**Written problem**
Transcribe every line exactly. Leave the pictures behind.

**Given data**
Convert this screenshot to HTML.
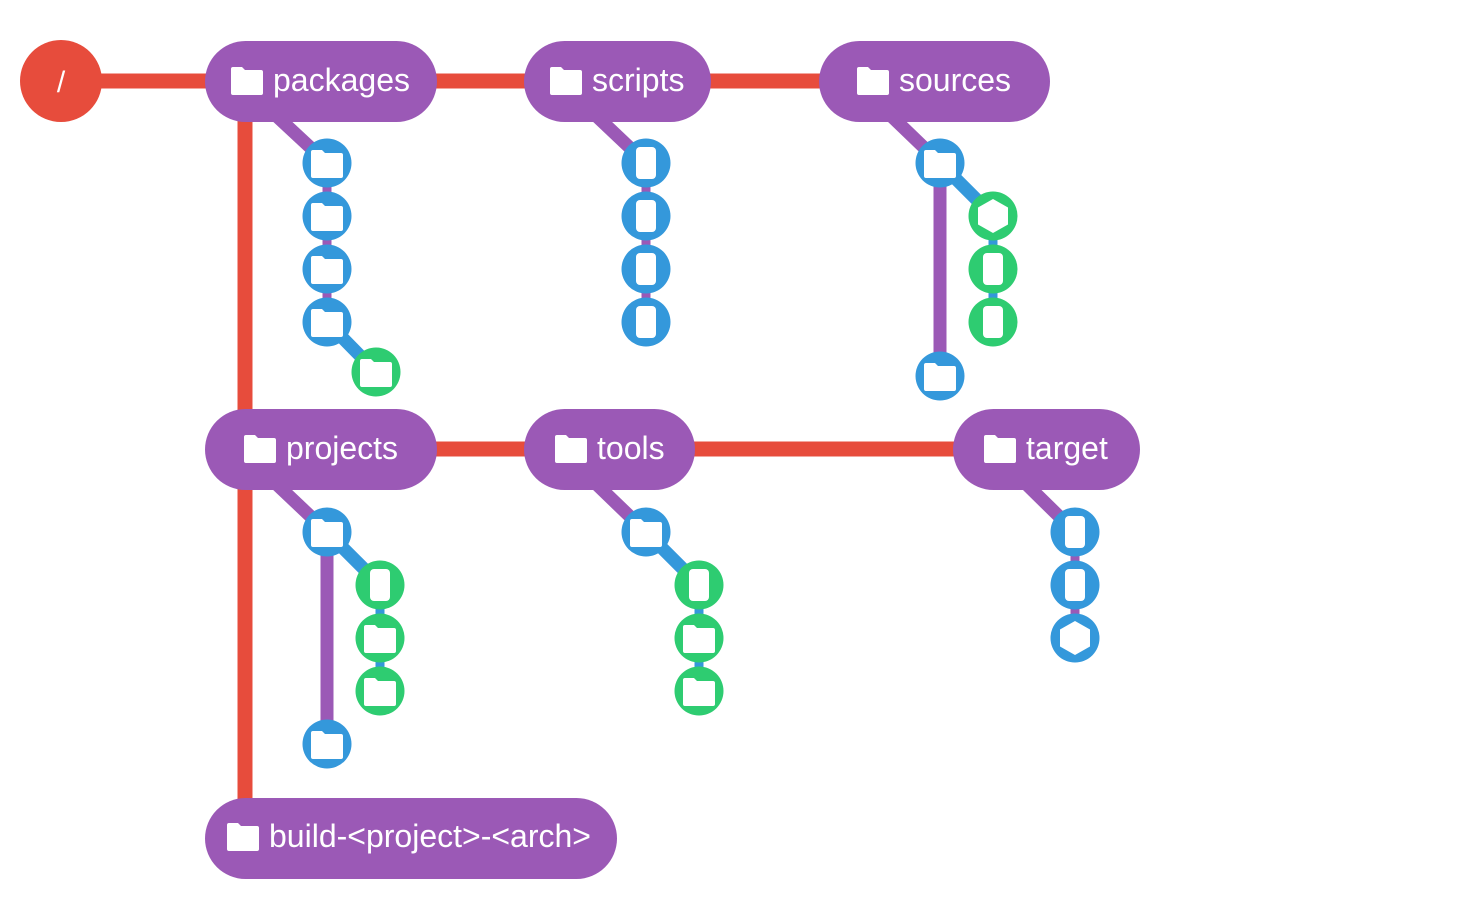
<!DOCTYPE html>
<html><head><meta charset="utf-8"><style>
html,body{margin:0;padding:0;background:#fff;width:1472px;height:900px;overflow:hidden}
text{font-family:"Liberation Sans",sans-serif;fill:#fff}
</style></head><body>
<svg width="1472" height="900" viewBox="0 0 1472 900" xmlns="http://www.w3.org/2000/svg">
<defs>
<path id="fold" d="M-16,-9 L-16,-12 Q-16,-14 -14,-14 L-5,-14 L-2,-11 L14,-11 Q16,-11 16,-9 L16,12 Q16,14 14,14 L-14,14 Q-16,14 -16,12 Z" fill="#fff"/>
<path id="bigfold" d="M-16,-10 L-16,-12 Q-16,-14 -14,-14 L-5,-14 L-2,-11 L14,-11 Q16,-11 16,-9 L16,12 Q16,14 14,14 L-14,14 Q-16,14 -16,12 Z" fill="#fff"/>
<rect id="file" x="-10" y="-16" width="20" height="32" rx="4" fill="#fff"/>
<polygon id="hex" points="0,-17 15,-8.5 15,8.5 0,17 -15,8.5 -15,-8.5" fill="#fff"/>
</defs>
<g stroke="#e74c3c" stroke-width="15" fill="none">
<line x1="61" y1="81" x2="940" y2="81"/>
<line x1="245" y1="81" x2="245" y2="820"/>
<line x1="245" y1="449" x2="1040" y2="449"/>
</g>
<circle cx="61" cy="81" r="41" fill="#e74c3c"/>
<text x="61" y="92" font-size="30" text-anchor="middle">/</text>

<g stroke="#9b59b6" stroke-width="13" fill="none">
<line x1="270" y1="110" x2="327" y2="163"/>
<line x1="590" y1="110" x2="646" y2="163"/>
<line x1="885" y1="110" x2="940" y2="163"/>
<line x1="270" y1="478" x2="327" y2="532"/>
<line x1="590" y1="478" x2="646" y2="532"/>
<line x1="1020" y1="478" x2="1075" y2="532"/>
<line x1="940" y1="163" x2="940" y2="376"/>
<line x1="327" y1="532" x2="327" y2="744"/>
</g>
<g stroke="#9b59b6" stroke-width="9">
<line x1="327" y1="163" x2="327" y2="322"/>
<line x1="646" y1="163" x2="646" y2="322"/>
<line x1="1075" y1="532" x2="1075" y2="638"/>
</g>
<g stroke="#3498db" stroke-width="13">
<line x1="327" y1="322" x2="376" y2="372"/>
<line x1="940" y1="163" x2="993" y2="216"/>
<line x1="327" y1="532" x2="380" y2="585"/>
<line x1="646" y1="532" x2="699" y2="585"/>
</g>
<g stroke="#3498db" stroke-width="9">
<line x1="993" y1="216" x2="993" y2="322"/>
<line x1="380" y1="585" x2="380" y2="691"/>
<line x1="699" y1="585" x2="699" y2="691"/>
</g>

<g fill="#9b59b6">
<rect x="205" y="41" width="232" height="81" rx="40.5"/>
<rect x="524" y="41" width="187" height="81" rx="40.5"/>
<rect x="819" y="41" width="231" height="81" rx="40.5"/>
<rect x="205" y="409" width="232" height="81" rx="40.5"/>
<rect x="524" y="409" width="171" height="81" rx="40.5"/>
<rect x="953" y="409" width="187" height="81" rx="40.5"/>
<rect x="205" y="798" width="412" height="81" rx="40.5"/>
</g>
<g font-size="32">
<use href="#bigfold" x="247" y="81"/><text x="273" y="91">packages</text>
<use href="#bigfold" x="566" y="81"/><text x="592" y="91">scripts</text>
<use href="#bigfold" x="873" y="81"/><text x="899" y="91">sources</text>
<use href="#bigfold" x="260" y="449"/><text x="286" y="459">projects</text>
<use href="#bigfold" x="571" y="449"/><text x="597" y="459">tools</text>
<use href="#bigfold" x="1000" y="449"/><text x="1026" y="459">target</text>
<use href="#bigfold" x="243" y="837"/><text x="269" y="847">build-&lt;project&gt;-&lt;arch&gt;</text>
</g>

<g>
<circle cx="327" cy="163" r="24.5" fill="#3498db"/><use href="#fold" x="327" y="164"/>
<circle cx="327" cy="216" r="24.5" fill="#3498db"/><use href="#fold" x="327" y="217"/>
<circle cx="327" cy="269" r="24.5" fill="#3498db"/><use href="#fold" x="327" y="270"/>
<circle cx="327" cy="322" r="24.5" fill="#3498db"/><use href="#fold" x="327" y="323"/>
<circle cx="376" cy="372" r="24.5" fill="#2ecc71"/><use href="#fold" x="376" y="373"/>

<circle cx="646" cy="163" r="24.5" fill="#3498db"/><use href="#file" x="646" y="163"/>
<circle cx="646" cy="216" r="24.5" fill="#3498db"/><use href="#file" x="646" y="216"/>
<circle cx="646" cy="269" r="24.5" fill="#3498db"/><use href="#file" x="646" y="269"/>
<circle cx="646" cy="322" r="24.5" fill="#3498db"/><use href="#file" x="646" y="322"/>

<circle cx="940" cy="163" r="24.5" fill="#3498db"/><use href="#fold" x="940" y="164"/>
<circle cx="993" cy="216" r="24.5" fill="#2ecc71"/><use href="#hex" x="993" y="216"/>
<circle cx="993" cy="269" r="24.5" fill="#2ecc71"/><use href="#file" x="993" y="269"/>
<circle cx="993" cy="322" r="24.5" fill="#2ecc71"/><use href="#file" x="993" y="322"/>
<circle cx="940" cy="376" r="24.5" fill="#3498db"/><use href="#fold" x="940" y="377"/>

<circle cx="327" cy="532" r="24.5" fill="#3498db"/><use href="#fold" x="327" y="533"/>
<circle cx="380" cy="585" r="24.5" fill="#2ecc71"/><use href="#file" x="380" y="585"/>
<circle cx="380" cy="638" r="24.5" fill="#2ecc71"/><use href="#fold" x="380" y="639"/>
<circle cx="380" cy="691" r="24.5" fill="#2ecc71"/><use href="#fold" x="380" y="692"/>
<circle cx="327" cy="744" r="24.5" fill="#3498db"/><use href="#fold" x="327" y="745"/>

<circle cx="646" cy="532" r="24.5" fill="#3498db"/><use href="#fold" x="646" y="533"/>
<circle cx="699" cy="585" r="24.5" fill="#2ecc71"/><use href="#file" x="699" y="585"/>
<circle cx="699" cy="638" r="24.5" fill="#2ecc71"/><use href="#fold" x="699" y="639"/>
<circle cx="699" cy="691" r="24.5" fill="#2ecc71"/><use href="#fold" x="699" y="692"/>

<circle cx="1075" cy="532" r="24.5" fill="#3498db"/><use href="#file" x="1075" y="532"/>
<circle cx="1075" cy="585" r="24.5" fill="#3498db"/><use href="#file" x="1075" y="585"/>
<circle cx="1075" cy="638" r="24.5" fill="#3498db"/><use href="#hex" x="1075" y="638"/>
</g>
</svg>
</body></html>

**Exercise solution**
Convert this screenshot to HTML.
<!DOCTYPE html>
<html><head><meta charset="utf-8"><style>
html,body{margin:0;padding:0;background:#fff;width:1472px;height:900px;overflow:hidden}
text{font-family:"Liberation Sans",sans-serif;fill:#fff}
</style></head><body>
<svg width="1472" height="900" viewBox="0 0 1472 900" xmlns="http://www.w3.org/2000/svg">
<defs>
<path id="fold" d="M-16,-9 L-16,-12 Q-16,-14 -14,-14 L-5,-14 L-2,-11 L14,-11 Q16,-11 16,-9 L16,12 Q16,14 14,14 L-14,14 Q-16,14 -16,12 Z" fill="#fff"/>
<path id="bigfold" d="M-16,-10 L-16,-12 Q-16,-14 -14,-14 L-5,-14 L-2,-11 L14,-11 Q16,-11 16,-9 L16,12 Q16,14 14,14 L-14,14 Q-16,14 -16,12 Z" fill="#fff"/>
<rect id="file" x="-10" y="-16" width="20" height="32" rx="4" fill="#fff"/>
<polygon id="hex" points="0,-17 15,-8.5 15,8.5 0,17 -15,8.5 -15,-8.5" fill="#fff"/>
</defs>
<g stroke="#e74c3c" stroke-width="15" fill="none">
<line x1="61" y1="81" x2="940" y2="81"/>
<line x1="245" y1="81" x2="245" y2="820"/>
<line x1="245" y1="449" x2="1040" y2="449"/>
</g>
<circle cx="61" cy="81" r="41" fill="#e74c3c"/>
<text x="61" y="92" font-size="30" text-anchor="middle">/</text>

<g stroke="#9b59b6" stroke-width="13" fill="none">
<line x1="270" y1="110" x2="327" y2="163"/>
<line x1="590" y1="110" x2="646" y2="163"/>
<line x1="885" y1="110" x2="940" y2="163"/>
<line x1="270" y1="478" x2="327" y2="532"/>
<line x1="590" y1="478" x2="646" y2="532"/>
<line x1="1020" y1="478" x2="1075" y2="532"/>
<line x1="940" y1="163" x2="940" y2="376"/>
<line x1="327" y1="532" x2="327" y2="744"/>
</g>
<g stroke="#9b59b6" stroke-width="9">
<line x1="327" y1="163" x2="327" y2="322"/>
<line x1="646" y1="163" x2="646" y2="322"/>
<line x1="1075" y1="532" x2="1075" y2="638"/>
</g>
<g stroke="#3498db" stroke-width="13">
<line x1="327" y1="322" x2="376" y2="372"/>
<line x1="940" y1="163" x2="993" y2="216"/>
<line x1="327" y1="532" x2="380" y2="585"/>
<line x1="646" y1="532" x2="699" y2="585"/>
</g>
<g stroke="#3498db" stroke-width="9">
<line x1="993" y1="216" x2="993" y2="322"/>
<line x1="380" y1="585" x2="380" y2="691"/>
<line x1="699" y1="585" x2="699" y2="691"/>
</g>

<g fill="#9b59b6">
<rect x="205" y="41" width="232" height="81" rx="40.5"/>
<rect x="524" y="41" width="187" height="81" rx="40.5"/>
<rect x="819" y="41" width="231" height="81" rx="40.5"/>
<rect x="205" y="409" width="232" height="81" rx="40.5"/>
<rect x="524" y="409" width="171" height="81" rx="40.5"/>
<rect x="953" y="409" width="187" height="81" rx="40.5"/>
<rect x="205" y="798" width="412" height="81" rx="40.5"/>
</g>
<g font-size="32">
<use href="#bigfold" x="247" y="81"/><text x="273" y="91">packages</text>
<use href="#bigfold" x="566" y="81"/><text x="592" y="91">scripts</text>
<use href="#bigfold" x="873" y="81"/><text x="899" y="91">sources</text>
<use href="#bigfold" x="260" y="449"/><text x="286" y="459">projects</text>
<use href="#bigfold" x="571" y="449"/><text x="597" y="459">tools</text>
<use href="#bigfold" x="1000" y="449"/><text x="1026" y="459">target</text>
<use href="#bigfold" x="243" y="837"/><text x="269" y="847">build-&lt;project&gt;-&lt;arch&gt;</text>
</g>

<g>
<circle cx="327" cy="163" r="24.5" fill="#3498db"/><use href="#fold" x="327" y="164"/>
<circle cx="327" cy="216" r="24.5" fill="#3498db"/><use href="#fold" x="327" y="217"/>
<circle cx="327" cy="269" r="24.5" fill="#3498db"/><use href="#fold" x="327" y="270"/>
<circle cx="327" cy="322" r="24.5" fill="#3498db"/><use href="#fold" x="327" y="323"/>
<circle cx="376" cy="372" r="24.5" fill="#2ecc71"/><use href="#fold" x="376" y="373"/>

<circle cx="646" cy="163" r="24.5" fill="#3498db"/><use href="#file" x="646" y="163"/>
<circle cx="646" cy="216" r="24.5" fill="#3498db"/><use href="#file" x="646" y="216"/>
<circle cx="646" cy="269" r="24.5" fill="#3498db"/><use href="#file" x="646" y="269"/>
<circle cx="646" cy="322" r="24.5" fill="#3498db"/><use href="#file" x="646" y="322"/>

<circle cx="940" cy="163" r="24.5" fill="#3498db"/><use href="#fold" x="940" y="164"/>
<circle cx="993" cy="216" r="24.5" fill="#2ecc71"/><use href="#hex" x="993" y="216"/>
<circle cx="993" cy="269" r="24.5" fill="#2ecc71"/><use href="#file" x="993" y="269"/>
<circle cx="993" cy="322" r="24.5" fill="#2ecc71"/><use href="#file" x="993" y="322"/>
<circle cx="940" cy="376" r="24.5" fill="#3498db"/><use href="#fold" x="940" y="377"/>

<circle cx="327" cy="532" r="24.5" fill="#3498db"/><use href="#fold" x="327" y="533"/>
<circle cx="380" cy="585" r="24.5" fill="#2ecc71"/><use href="#file" x="380" y="585"/>
<circle cx="380" cy="638" r="24.5" fill="#2ecc71"/><use href="#fold" x="380" y="639"/>
<circle cx="380" cy="691" r="24.5" fill="#2ecc71"/><use href="#fold" x="380" y="692"/>
<circle cx="327" cy="744" r="24.5" fill="#3498db"/><use href="#fold" x="327" y="745"/>

<circle cx="646" cy="532" r="24.5" fill="#3498db"/><use href="#fold" x="646" y="533"/>
<circle cx="699" cy="585" r="24.5" fill="#2ecc71"/><use href="#file" x="699" y="585"/>
<circle cx="699" cy="638" r="24.5" fill="#2ecc71"/><use href="#fold" x="699" y="639"/>
<circle cx="699" cy="691" r="24.5" fill="#2ecc71"/><use href="#fold" x="699" y="692"/>

<circle cx="1075" cy="532" r="24.5" fill="#3498db"/><use href="#file" x="1075" y="532"/>
<circle cx="1075" cy="585" r="24.5" fill="#3498db"/><use href="#file" x="1075" y="585"/>
<circle cx="1075" cy="638" r="24.5" fill="#3498db"/><use href="#hex" x="1075" y="638"/>
</g>
</svg>
</body></html>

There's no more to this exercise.